E quando la paura sarà passata forse li riempiangeremo, questi giorni,
e rammenteremo i commoventi cori ai balconi,
e quell’inno alla patria più brutto del mondo cantato a squarciagola,
anche quando dice “siam pronti alla morte”,
noi che alla morte non siam pronti affatto,
noi che alla vita ci teniamo tutti: giovani, vecchi e ammalati.
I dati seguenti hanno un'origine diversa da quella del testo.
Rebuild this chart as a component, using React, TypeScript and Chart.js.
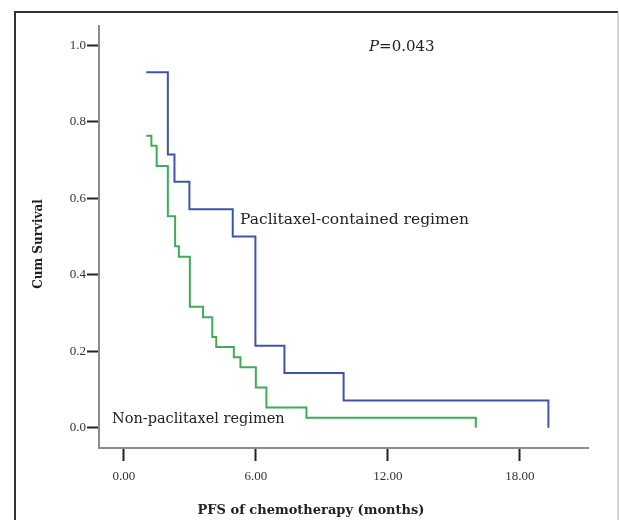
import React, { useEffect, useRef } from "react";
import { Chart, registerables } from "chart.js";

Chart.register(...registerables);

// ---- data ----
const paclitaxelTimes = [1.02, 2.0, 2.3, 2.98, 4.95, 5.98, 7.3, 9.99, 19.3];
const paclitaxelSurvival = [0.929, 0.714, 0.643, 0.571, 0.5, 0.214, 0.143, 0.071, 0.0];
const nonPaclitaxelTimes = [1.02, 1.25, 1.49, 2.0, 2.33, 2.5, 3.0, 3.6, 4.02, 4.2, 5.0, 5.3, 6.0, 6.48, 8.3, 16.0];
const nonPaclitaxelSurvival = [0.763, 0.737, 0.684, 0.553, 0.474, 0.447, 0.316, 0.289, 0.237, 0.211, 0.184, 0.158, 0.105, 0.053, 0.026, 0.0];
const xTickValues = [0, 6, 12, 18];
const yTickValues = [0, 0.2, 0.4, 0.6, 0.8, 1.0];
const seriesLabels = ["Paclitaxel-contained regimen", "Non-paclitaxel regimen"];
const pValueText = "=0.043";
const xTitle = "PFS of chemotherapy (months)";
const yTitle = "Cum Survival";

const SERIF = "'DejaVu Serif', 'Liberation Serif', serif";
const TICKFONT = "'Liberation Serif', serif";

const annotationPlugin = {
  id: "kmAnnotations",
  beforeDraw(chart: any) {
    const ctx = chart.ctx;
    ctx.save();
    ctx.fillStyle = "#ffffff";
    ctx.fillRect(0, 0, chart.width, chart.height);
    // frame
    ctx.strokeStyle = "#333";
    ctx.lineWidth = 2;
    ctx.beginPath();
    ctx.moveTo(15, 530);
    ctx.lineTo(15, 12);
    ctx.lineTo(618, 12);
    ctx.stroke();
    ctx.strokeStyle = "#aaa";
    ctx.lineWidth = 1;
    ctx.beginPath();
    ctx.moveTo(618, 12);
    ctx.lineTo(618, 530);
    ctx.stroke();
    ctx.restore();
  },
  afterDraw(chart: any) {
    const ctx = chart.ctx;
    ctx.save();
    ctx.fillStyle = "#222";
    ctx.textBaseline = "alphabetic";
    ctx.textAlign = "left";
    ctx.font = `15.5px ${SERIF}`;
    ctx.fillText(seriesLabels[0], 240, 224);
    ctx.font = `14.5px ${SERIF}`;
    ctx.fillText(seriesLabels[1], 112, 423);
    // P value
    ctx.font = `italic 15px ${SERIF}`;
    ctx.fillText("P", 369, 51);
    const pw = ctx.measureText("P").width;
    ctx.font = `15px ${SERIF}`;
    ctx.fillText(pValueText, 369 + pw, 51);
    // axis titles
    ctx.font = `bold 13px ${SERIF}`;
    ctx.textAlign = "center";
    ctx.fillText(xTitle, 311, 514);
    ctx.font = `bold 12px ${SERIF}`;
    ctx.translate(39, 244);
    ctx.rotate(-Math.PI / 2);
    ctx.textBaseline = "middle";
    ctx.fillText(yTitle, 0, 0);
    ctx.restore();
  },
};

export default function App() {
  const ref = useRef<HTMLCanvasElement | null>(null);
  useEffect(() => {
    if (!ref.current) return;
    const chart = new Chart(ref.current, {
      type: "line",
      data: {
        datasets: [
          {
            label: seriesLabels[0],
            data: paclitaxelTimes.map((t, i) => ({ x: t, y: paclitaxelSurvival[i] })),
            borderColor: "#3d55a8",
            borderWidth: 2,
            stepped: true,
            pointRadius: 0,
            fill: false,
          },
          {
            label: seriesLabels[1],
            data: nonPaclitaxelTimes.map((t, i) => ({ x: t, y: nonPaclitaxelSurvival[i] })),
            borderColor: "#3fac58",
            borderWidth: 2,
            stepped: true,
            pointRadius: 0,
            fill: false,
          },
        ],
      },
      options: {
        animation: false,
        responsive: false,
        layout: { padding: { top: 26, right: 31, left: 0, bottom: 0 } },
        plugins: { legend: { display: false }, tooltip: { enabled: false } },
        scales: {
          x: {
            type: "linear",
            min: -1.13,
            max: 21.1,
            afterBuildTicks: (s: any) => {
              s.ticks = xTickValues.map((v) => ({ value: v }));
            },
            afterFit: (s: any) => {
              s.height = 72;
            },
            ticks: {
              callback: (v: any) => Number(v).toFixed(2),
              font: { family: TICKFONT, size: 13 },
              color: "#333",
              padding: 8,
              maxRotation: 0,
              autoSkip: false,
            },
            grid: {
              drawOnChartArea: false,
              drawTicks: true,
              tickLength: 13,
              tickWidth: 2,
              tickColor: "#222",
            },
            border: { display: true, color: "#8c8c8c", width: 2 },
          },
          y: {
            type: "linear",
            min: -0.053,
            max: 1.05,
            afterBuildTicks: (s: any) => {
              s.ticks = yTickValues.map((v) => ({ value: v }));
            },
            afterFit: (s: any) => {
              s.width = 99;
            },
            ticks: {
              callback: (v: any) => Number(v).toFixed(1),
              font: { family: TICKFONT, size: 13 },
              color: "#333",
              padding: 1,
              autoSkip: false,
            },
            grid: {
              drawOnChartArea: false,
              drawTicks: true,
              tickLength: 12,
              tickWidth: 2,
              tickColor: "#222",
            },
            border: { display: true, color: "#8c8c8c", width: 2 },
          },
        },
      },
      plugins: [annotationPlugin],
    });
    return () => chart.destroy();
  }, []);
  return (
    <div style={{ position: "absolute", left: 0, top: 0, width: 619, height: 520 }}>
      <canvas ref={ref} width={619} height={520} style={{ display: "block" }} />
    </div>
  );
}
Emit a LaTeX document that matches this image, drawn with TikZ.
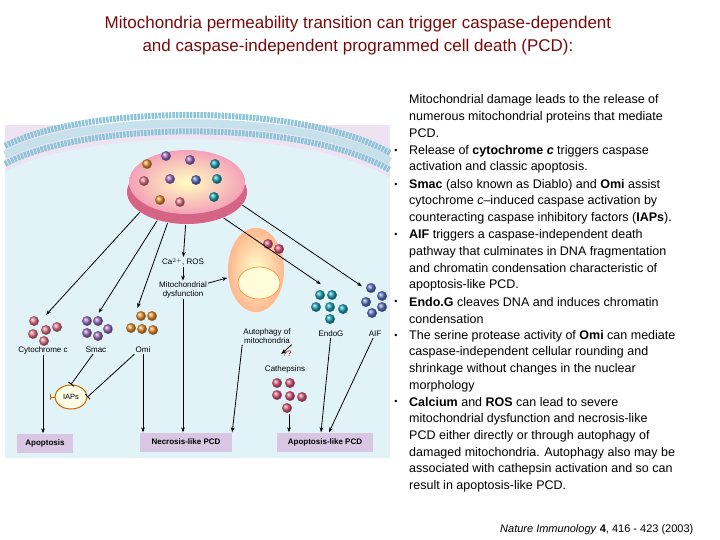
\documentclass[tikz,border=0pt]{standalone}
\usepackage{fontspec}
\setmainfont{Liberation Sans}
\usetikzlibrary{arrows.meta,shapes.geometric,calc}
\definecolor{titlered}{HTML}{7A0A0A}
\definecolor{cellbg}{HTML}{E2F3F8}
\definecolor{outbg}{HTML}{EDE3F2}
\definecolor{boxc}{HTML}{D9C6E3}
\definecolor{cyt}{HTML}{E8788C}
\definecolor{smac}{HTML}{A070C4}
\definecolor{omi}{HTML}{EC922E}
\definecolor{endog}{HTML}{1FA3BA}
\definecolor{aif}{HTML}{5E72C4}
\definecolor{cath}{HTML}{E05A82}
\definecolor{mito}{HTML}{EE6F93}
\definecolor{memb}{HTML}{8CC4D8}
\begin{document}
\begin{tikzpicture}[x=1pt,y=-1pt,
  ball/.style={circle,minimum size=9.5pt,inner sep=0pt,ball color=#1,draw=#1!70!black,line width=0.3pt},
  lab/.style={font=\fontsize{8}{9}\selectfont,align=center,inner sep=1pt},
  res/.style={fill=boxc,font=\bfseries\fontsize{8}{9}\selectfont,minimum height=19pt,inner sep=2pt},
  arr/.style={-{Stealth[length=5pt]},line width=0.8pt},
  inh/.style={-{Bar[width=7pt]},line width=0.8pt},
  txt/.style={anchor=west,inner sep=0pt,font=\fontsize{12.5}{14}\selectfont},
  bul/.style={inner sep=0pt,font=\fontsize{9}{10}\selectfont}]
\useasboundingbox (0,0) rectangle (720,540);
% title
\node[text=titlered,font=\fontsize{17}{23}\selectfont,align=center] (title) at (358,36)
 {Mitochondria permeability transition can trigger caspase-dependent\\and caspase-independent programmed cell death (PCD):};
% figure background
\fill[outbg] (5,125) rectangle (390,458);
\fill[cellbg] (5,172) .. controls (80,130) and (300,125) .. (390,178) -- (390,458) -- (5,458) -- cycle;
\draw[memb,line width=6pt,dash pattern=on 2.5pt off 1pt] (5,146) .. controls (80,106) and (300,101) .. (390,153);
\draw[memb,line width=6pt,dash pattern=on 2.5pt off 1pt] (5,164) .. controls (80,122) and (300,117) .. (390,170);
\draw[memb!50,line width=8pt] (5,155) .. controls (80,114) and (300,109) .. (390,161.5);
% mitochondrion
\fill[mito!90!black] (187,192) ellipse (60pt and 32pt);
\shade[inner color=yellow!25,outer color=mito!65] (187,182) ellipse (58pt and 32pt);
\node[ellipse,minimum width=128pt,minimum height=80pt,inner sep=0pt] (mito) at (187,185) {};
\foreach \p/\c in {{147,164}/omi,{166,156}/smac,{190,160}/smac,{215,164}/endog,{144,181}/cyt,{170,179}/smac,{196,180}/aif,{217,179}/endog,{160,200}/omi,{180,202}/cyt,{214,197}/endog}
  \node[ball=\c] at (\p) {};
% released protein clusters
\node[ball=cyt] at (34,321) {};\node[ball=cyt] at (46,330) {};\node[ball=cyt] at (57,327) {};\node[ball=cyt] at (33,334) {};\node[ball=cyt] at (44,341) {};
\node[ball=smac] at (87,321) {};\node[ball=smac] at (98,321) {};\node[ball=smac] at (108,329) {};\node[ball=smac] at (87,333) {};\node[ball=smac] at (98,336) {};
\node[ball=omi] at (141,316) {};\node[ball=omi] at (152,316) {};\node[ball=omi] at (131,328) {};\node[ball=omi] at (142,329) {};\node[ball=omi] at (153,330) {};
\node[ball=endog] at (320,295) {};\node[ball=endog] at (332,295) {};\node[ball=endog] at (316,307) {};\node[ball=endog] at (330,307) {};\node[ball=endog] at (343,309) {};\node[ball=endog] at (330,319) {};
\node[ball=aif] at (371,288) {};\node[ball=aif] at (382,296) {};\node[ball=aif] at (366,302) {};\node[ball=aif] at (382,307) {};\node[ball=aif] at (372,313) {};
\node[ball=cath] at (277,383) {};\node[ball=cath] at (290,383) {};\node[ball=cath] at (277,395) {};\node[ball=cath] at (290,396) {};\node[ball=cath] at (302,397) {};\node[ball=cath] at (287,408) {};
% labels
\node[lab] (cytl) at (43,350) {Cytochrome c};
\node[lab] (smacl) at (96,350) {Smac};
\node[lab] (omil) at (143,350) {Omi};
\node[lab] (cytc) at (45,316) {};
\node[lab] (smacc) at (98,314) {};
\node[lab] (omic) at (137,309) {};
\node[lab] (ca) at (183,262) {Ca$^{2+}$, ROS};
\node[lab] (dys) at (183,290) {Mitochondrial\\dysfunction};
\node[lab] (autol) at (267,336) {Autophagy of\\mitochondria};
\node[lab,text=red!70!black] (qq) at (287,354) {??};
\node[lab] (cathl) at (285,369) {Cathepsins};
\node[lab] (endogl) at (331,334) {EndoG};
\node[lab] (aifl) at (375,334) {AIF};
\node[lab] (endogc) at (322,285) {};
\node[lab] (aifc) at (363,287) {};
\node[lab] (cathc) at (289,413) {};
% autophagy mitochondrion
\shade[inner color=yellow!20,outer color=orange!40!pink!80] (256,270) ellipse (28pt and 42pt);
\node[ellipse,minimum width=58pt,minimum height=86pt] (auto) at (256,270) {};
\draw[orange!60!pink,line width=0.8pt,fill=yellow!15] (259,283) ellipse (21pt and 16pt);
\node[ball=cath] at (268,244) {};\node[ball=cath] at (279,249) {};
% IAPs
\node[ellipse,draw=orange!80!black,line width=1pt,fill=yellow!10,minimum width=32pt,minimum height=24pt,inner sep=0pt,font=\fontsize{7.5}{8}\selectfont] (iaps) at (71,397) {IAPs};
\draw[orange!80!black,line width=1pt] (iaps.west) -- ++(-4,0) ++(0,-3) -- ++(0,6);
% result boxes
\node[res,minimum width=56pt] (apo) at (45,443) {Apoptosis};
\node[res,minimum width=92pt] (nec) at (186,442) {Necrosis-like PCD};
\node[res,minimum width=96pt] (apl) at (325,442) {Apoptosis-like PCD};
% arrows
\draw[arr] (mito.210) -- (cytc);
\draw[arr] (mito.230) -- (smacc);
\draw[arr] (mito.243) -- (omic);
\draw[arr] (mito.268) -- (ca);
\draw[arr] (ca) -- (dys);
\draw[arr] (dys) -- (auto);
\draw[arr] (mito.318) -- (endogc);
\draw[arr] (mito.340) -- (aifc);
\draw[arr] (cytl) -- (cytl|-apo.north);
\draw[inh] (smacl) -- (iaps.north);
\draw[inh] (omil.south west) -- (iaps.east);
\draw[arr] (omil) -- (omil|-nec.north);
\draw[arr] (dys) -- (dys|-nec.north);
\draw[arr] (autol.south west) -- (nec.north east);
\draw[arr] (autol.south east) -- (qq.west);
\draw[arr] (cathc) -- (cathc|-apl.north);
\draw[arr] (endogl) -- ($(apl.north)+(-4,0)$);
\draw[arr] (aifl) -- ($(apl.north)+(4,0)$);
% right text
\node[txt] (t0) at (409,100) {Mitochondrial damage leads to the release of};
\node[txt] at (409,117) {numerous mitochondrial proteins that mediate};
\node[txt] at (409,133) {PCD.};
\node[txt] at (409,151) {Release of \textbf{cytochrome \textit{c}} triggers caspase};
\node[txt] at (409,167) {activation and classic apoptosis.};
\node[txt] at (409,185) {\textbf{Smac} (also known as Diablo) and \textbf{Omi} assist};
\node[txt] at (409,201) {cytochrome \textit{c}--induced caspase activation by};
\node[txt] at (409,218) {counteracting caspase inhibitory factors (\textbf{IAPs}).};
\node[txt] at (409,235) {\textbf{AIF} triggers a caspase-independent death};
\node[txt] at (409,252) {pathway that culminates in DNA fragmentation};
\node[txt] at (409,268) {and chromatin condensation characteristic of};
\node[txt] at (409,285) {apoptosis-like PCD.};
\node[txt] at (409,302) {\textbf{Endo.G} cleaves DNA and induces chromatin};
\node[txt] at (409,319) {condensation};
\node[txt] at (409,336) {The serine protease activity of \textbf{Omi} can mediate};
\node[txt] at (409,352) {caspase-independent cellular rounding and};
\node[txt] at (409,369) {shrinkage without changes in the nuclear};
\node[txt] at (409,386) {morphology};
\node[txt] at (409,402) {\textbf{Calcium} and \textbf{ROS} can lead to severe};
\node[txt] at (409,419) {mitochondrial dysfunction and necrosis-like};
\node[txt] at (409,436) {PCD either directly or through autophagy of};
\node[txt] at (409,453) {damaged mitochondria. Autophagy also may be};
\node[txt] at (409,469) {associated with cathepsin activation and so can};
\node[txt] at (409,486) {result in apoptosis-like PCD.};
\foreach \y in {151,185,235,302,336,402} \node[bul] at (396,\y) {\textbullet};
\node[txt,font=\fontsize{11}{13}\selectfont] (ref) at (500,530) {\textit{Nature Immunology} \textbf{4}, 416 - 423 (2003)};
\end{tikzpicture}
\end{document}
Ci ricorderemo del silenzio nelle strade e del canto degli uccellini,
dell’aria pulita e del profumo di primavera,
dei network di cani abbaianti dai balconi,
dei biscotti impastati coi bambini,
delle favole e delle poesie postate su youtube,
delle risate a crepapelle per i tanti capolavori di autoironia,
che sono la migliore cura contro l’immunodeficienza,
e anche contro la deficienza,
Di scolari e studenti che sperimentano la scuola a distanza,
dei tanti attori e uomini di spettacolo ripresi a casa con la felpa,
a dirci che siamo tutti uguali,
del volersi bene in lontananza,
del riscoprirsi popolo attorno a un premier, che mai avremmo immaginato tanto bravo.
Ho pianto nel vedere i cittadini dello Zen sulle scale che cantavano l’inno nazionale,
e non mi importa se qualcuno, in centro o in periferia, canta per farsi riprendere.
Siamo popolo, e stiamo crescendo.
E io non voglio che tutto torni come prima,
chiedo e spero che la nostra umanità resti quella di questi giorni.